Users get past the first level by writing a personal endorsement that’s posted to their wall. Then they can get additional points by checking in at campaign events or headquarters, setting up a telephone voting reminder for themselves or even checking-in at a polling station on election day. They can also boost their points by two or threefold if they set up a team with other voters.
Trotter set up the app as an experiment to test whether online friendships could pressure people into being more active and engaged as citizens. Facebook users could decide who to vote for by using the endorsements of their real friends, community members, local teachers and police officers instead of distant institutions like unions or lobbying groups.
Trotter works in health information technology and hopes other developers will push the idea further after he open sources it. Other developers could build apps that track the political leanings of a users’ friends and help them reach out to voters that are on the fence.
“Trust-based relationships have become a new form of currency,” he said in an interview. “It may take a few cycles before it fully felt with Facebook Places, but I hope that social networking will allows elections to stop being just entertainment.”
With Places and Facebook’s database of real identities, Trotter said that the social network could someday be used to accurately predict political outcomes.
“One day we might be able to use Facebook Places to essentially do perfect exit polling,” Trotter said in an interview. It’s a use case Facebook’s fast-growing Washington D.C. is capitalizing on too. The company has been issuing daily tip sheets, highlighting close races by Facebook fans.
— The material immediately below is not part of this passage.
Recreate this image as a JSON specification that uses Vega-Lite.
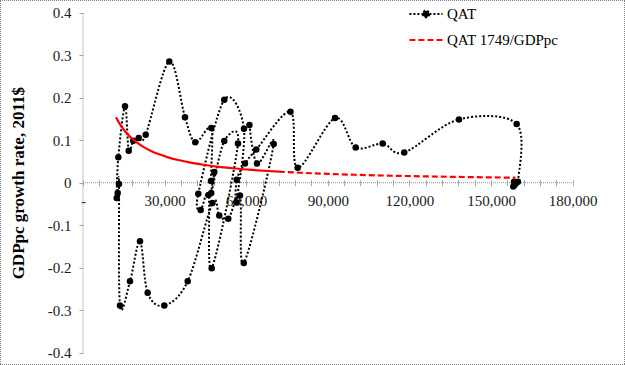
{
  "$schema": "https://vega.github.io/schema/vega-lite/v6.json",
  "width": 625,
  "height": 365,
  "autosize": {"type": "none"},
  "padding": 0,
  "background": "white",
  "config": {
    "view": {"stroke": "#7f7f7f", "strokeDash": [1, 1], "strokeWidth": 2},
    "font": "Liberation Serif",
    "axis": {"grid": false}
  },
  "datasets": {
    "qat": [
      {"i": 1, "g": 61200, "r": 0.136},
      {"i": 2, "g": 63960, "r": 0.045},
      {"i": 3, "g": 70100, "r": 0.091},
      {"i": 4, "g": 59110, "r": -0.189},
      {"i": 5, "g": 57710, "r": -0.030},
      {"i": 6, "g": 53410, "r": -0.085},
      {"i": 7, "g": 50100, "r": -0.077},
      {"i": 8, "g": 47600, "r": -0.048},
      {"i": 9, "g": 38490, "r": -0.232},
      {"i": 10, "g": 29890, "r": -0.289},
      {"i": 11, "g": 23780, "r": -0.259},
      {"i": 12, "g": 20950, "r": -0.138},
      {"i": 13, "g": 17280, "r": -0.232},
      {"i": 14, "g": 13600, "r": -0.289},
      {"i": 15, "g": 13230, "r": -0.003},
      {"i": 16, "g": 12760, "r": -0.024},
      {"i": 17, "g": 12390, "r": -0.036},
      {"i": 18, "g": 12980, "r": 0.060},
      {"i": 19, "g": 15440, "r": 0.180},
      {"i": 20, "g": 16800, "r": 0.075},
      {"i": 21, "g": 18490, "r": 0.099},
      {"i": 22, "g": 20480, "r": 0.105},
      {"i": 23, "g": 23050, "r": 0.113},
      {"i": 24, "g": 31720, "r": 0.285},
      {"i": 25, "g": 37500, "r": 0.154},
      {"i": 26, "g": 41280, "r": 0.095},
      {"i": 27, "g": 47160, "r": 0.129},
      {"i": 28, "g": 47050, "r": 0.004},
      {"i": 29, "g": 48270, "r": 0.025},
      {"i": 30, "g": 47160, "r": -0.024},
      {"i": 31, "g": 51940, "r": 0.098},
      {"i": 32, "g": 56980, "r": 0.092},
      {"i": 33, "g": 47310, "r": -0.201},
      {"i": 34, "g": 46170, "r": -0.029},
      {"i": 35, "g": 43270, "r": -0.064},
      {"i": 36, "g": 42380, "r": -0.026},
      {"i": 37, "g": 51940, "r": 0.195},
      {"i": 38, "g": 59180, "r": 0.127},
      {"i": 39, "g": 56350, "r": -0.046},
      {"i": 40, "g": 56500, "r": 0.007},
      {"i": 41, "g": 59550, "r": 0.045},
      {"i": 42, "g": 63700, "r": 0.078},
      {"i": 43, "g": 76280, "r": 0.167},
      {"i": 44, "g": 78920, "r": 0.035},
      {"i": 45, "g": 92640, "r": 0.152},
      {"i": 46, "g": 100250, "r": 0.083},
      {"i": 47, "g": 110170, "r": 0.092},
      {"i": 48, "g": 118110, "r": 0.071},
      {"i": 49, "g": 138220, "r": 0.149},
      {"i": 50, "g": 159430, "r": 0.138},
      {"i": 51, "g": 159900, "r": 0.002},
      {"i": 52, "g": 158440, "r": 0.002},
      {"i": 53, "g": 158180, "r": -0.009},
      {"i": 54, "g": 158700, "r": -0.005}
    ],
    "curveSolid": [
      {"g": 12130, "r": 0.1542},
      {"g": 13000, "r": 0.1438},
      {"g": 14000, "r": 0.1336},
      {"g": 15000, "r": 0.1247},
      {"g": 16500, "r": 0.1133},
      {"g": 18000, "r": 0.1039},
      {"g": 20000, "r": 0.0935},
      {"g": 22500, "r": 0.0831},
      {"g": 25000, "r": 0.0748},
      {"g": 28000, "r": 0.0668},
      {"g": 31000, "r": 0.0603},
      {"g": 35000, "r": 0.0534},
      {"g": 40000, "r": 0.0468},
      {"g": 45000, "r": 0.0416},
      {"g": 50000, "r": 0.0374},
      {"g": 56000, "r": 0.0334},
      {"g": 62000, "r": 0.0302},
      {"g": 68000, "r": 0.0275},
      {"g": 72000, "r": 0.0260}
    ],
    "curveDash": [
      {"g": 72000, "r": 0.0260},
      {"g": 80000, "r": 0.0234},
      {"g": 90000, "r": 0.0208},
      {"g": 100000, "r": 0.0187},
      {"g": 110000, "r": 0.0170},
      {"g": 120000, "r": 0.0156},
      {"g": 130000, "r": 0.0144},
      {"g": 140000, "r": 0.0134},
      {"g": 150000, "r": 0.0125},
      {"g": 159000, "r": 0.0118}
    ]
  },
  "resolve": {"axis": {"x": "independent"}},
  "layer": [
    {
      "data": {"values": [{"a": 1}]},
      "mark": {"type": "rule", "color": "#8c8c8c", "strokeWidth": 1, "strokeDash": [1, 1]},
      "encoding": {
        "x": {
          "datum": 0, "type": "quantitative",
          "scale": {"domain": [-30510, 199250], "nice": false, "zero": false},
          "axis": {
            "orient": "bottom", "offset": -182.3,
            "values": [0, 6000, 12000, 18000, 24000, 30000, 36000, 42000, 48000, 54000, 60000, 66000, 72000, 78000, 84000, 90000, 96000, 102000, 108000, 114000, 120000, 126000, 132000, 138000, 144000, 150000, 156000, 162000, 168000, 174000, 180000],
            "labelExpr": "datum.value % 30000 == 0 ? (datum.value == 0 ? '-' : format(datum.value, ',')) : ''",
            "domain": false, "ticks": true, "tickSize": 3, "tickColor": "#a6a6a6", "tickWidth": 1,
            "labelFont": "Liberation Serif", "labelFontSize": 15, "labelColor": "#1a1a1a",
            "labelPadding": 8, "labelOverlap": false, "labelFlush": false, "title": null
          }
        },
        "x2": {"datum": 180000},
        "y": {
          "datum": 0, "type": "quantitative",
          "scale": {"domain": [-0.4289, 0.4299], "nice": false, "zero": false},
          "axis": {
            "orient": "left", "offset": -83,
            "values": [-0.4, -0.3, -0.2, -0.1, 0, 0.1, 0.2, 0.3, 0.4],
            "labelExpr": "datum.value == 0 ? '0' : toString(round(datum.value * 10) / 10)",
            "domain": false, "tickSize": 4, "tickColor": "#a6a6a6", "tickWidth": 1,
            "labelFont": "Liberation Serif", "labelFontSize": 15, "labelColor": "#1a1a1a", "labelPadding": 8,
            "title": "GDPpc growth rate, 2011$",
            "titleFont": "Liberation Serif", "titleFontSize": 17, "titleFontWeight": "bold", "titleColor": "black",
            "titleX": -65, "titleY": 182.7, "titleAngle": -90, "titleAlign": "center", "titleBaseline": "middle"
          }
        }
      }
    },
    {
      "data": {"values": [{"a": 1}]},
      "mark": {"type": "rule", "color": "#8c8c8c", "strokeWidth": 1, "strokeDash": [1, 1]},
      "encoding": {
        "x": {
          "datum": 0, "type": "quantitative",
          "scale": {"domain": [-30510, 199250], "nice": false, "zero": false},
          "axis": {
            "orient": "top", "offset": -182.7,
            "values": [0, 6000, 12000, 18000, 24000, 30000, 36000, 42000, 48000, 54000, 60000, 66000, 72000, 78000, 84000, 90000, 96000, 102000, 108000, 114000, 120000, 126000, 132000, 138000, 144000, 150000, 156000, 162000, 168000, 174000, 180000],
            "labels": false, "domain": false, "tickSize": 3, "tickColor": "#a6a6a6", "tickWidth": 1, "title": null
          }
        },
        "y": {"datum": -0.4, "type": "quantitative"},
        "y2": {"datum": 0.4}
      }
    },
    {
      "data": {"name": "qat"},
      "mark": {"type": "line", "interpolate": "cardinal", "strokeWidth": 2, "strokeCap": "butt"},
      "encoding": {
        "x": {"field": "g", "type": "quantitative", "axis": null},
        "y": {"field": "r", "type": "quantitative"},
        "order": {"field": "i"},
        "color": {
          "datum": "QAT", "type": "nominal",
          "scale": {"domain": ["QAT", "QAT 1749/GDPpc"], "range": ["black", "#ff0000"]},
          "legend": {
            "orient": "none", "legendX": 408, "legendY": -4, "title": null,
            "symbolType": "stroke", "symbolSize": 1100, "symbolStrokeWidth": 2,
            "labelFont": "Liberation Serif", "labelFontSize": 15, "labelColor": "black",
            "labelOffset": 3, "rowPadding": 0
          }
        },
        "strokeDash": {
          "datum": "QAT", "type": "nominal",
          "scale": {"domain": ["QAT", "QAT 1749/GDPpc"], "range": [[2, 2], [6, 3]]}
        }
      }
    },
    {
      "data": {"values": []},
      "mark": {"type": "point", "filled": true, "opacity": 1},
      "encoding": {
        "x": {"field": "g", "type": "quantitative", "axis": null},
        "y": {"field": "r", "type": "quantitative"},
        "color": {"datum": "QAT", "type": "nominal"},
        "strokeDash": {"datum": "QAT", "type": "nominal"},
        "shape": {
          "datum": "QAT", "type": "nominal",
          "scale": {"domain": ["QAT", "QAT 1749/GDPpc"], "range": ["M-1,0H1M-0.2,0A0.2,0.2,0,1,0,0.2,0A0.2,0.2,0,1,0,-0.2,0Z", "M-1,0H1"]}
        }
      }
    },
    {
      "data": {"name": "qat"},
      "mark": {"type": "circle", "size": 42, "color": "black", "opacity": 1},
      "encoding": {
        "x": {"field": "g", "type": "quantitative", "axis": null},
        "y": {"field": "r", "type": "quantitative"}
      }
    },
    {
      "data": {"name": "curveSolid"},
      "mark": {"type": "line", "interpolate": "monotone", "strokeWidth": 2.2, "color": "#ff0000"},
      "encoding": {
        "x": {"field": "g", "type": "quantitative", "axis": null},
        "y": {"field": "r", "type": "quantitative"}
      }
    },
    {
      "data": {"name": "curveDash"},
      "mark": {"type": "line", "interpolate": "monotone", "strokeWidth": 2.2, "strokeCap": "butt"},
      "encoding": {
        "x": {"field": "g", "type": "quantitative", "axis": null},
        "y": {"field": "r", "type": "quantitative"},
        "color": {"datum": "QAT 1749/GDPpc", "type": "nominal"},
        "strokeDash": {"datum": "QAT 1749/GDPpc", "type": "nominal"}
      }
    }
  ]
}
On top of that, political apps could be used to keep voters interested long after a candidate wins office, Trotter says.
The app comes at a time of renewed interest from investors in companies that marry technology with politics. Votizen, a social lobbying service, raised $1.5 million in funding from investors including Peter Thiel’s Founders Fund. Another San Francisco startup from a leading Obama campaign organizer Brent Messenger, Empower Campaigns, has attracted technical talent from struggling social bookmarking service Digg.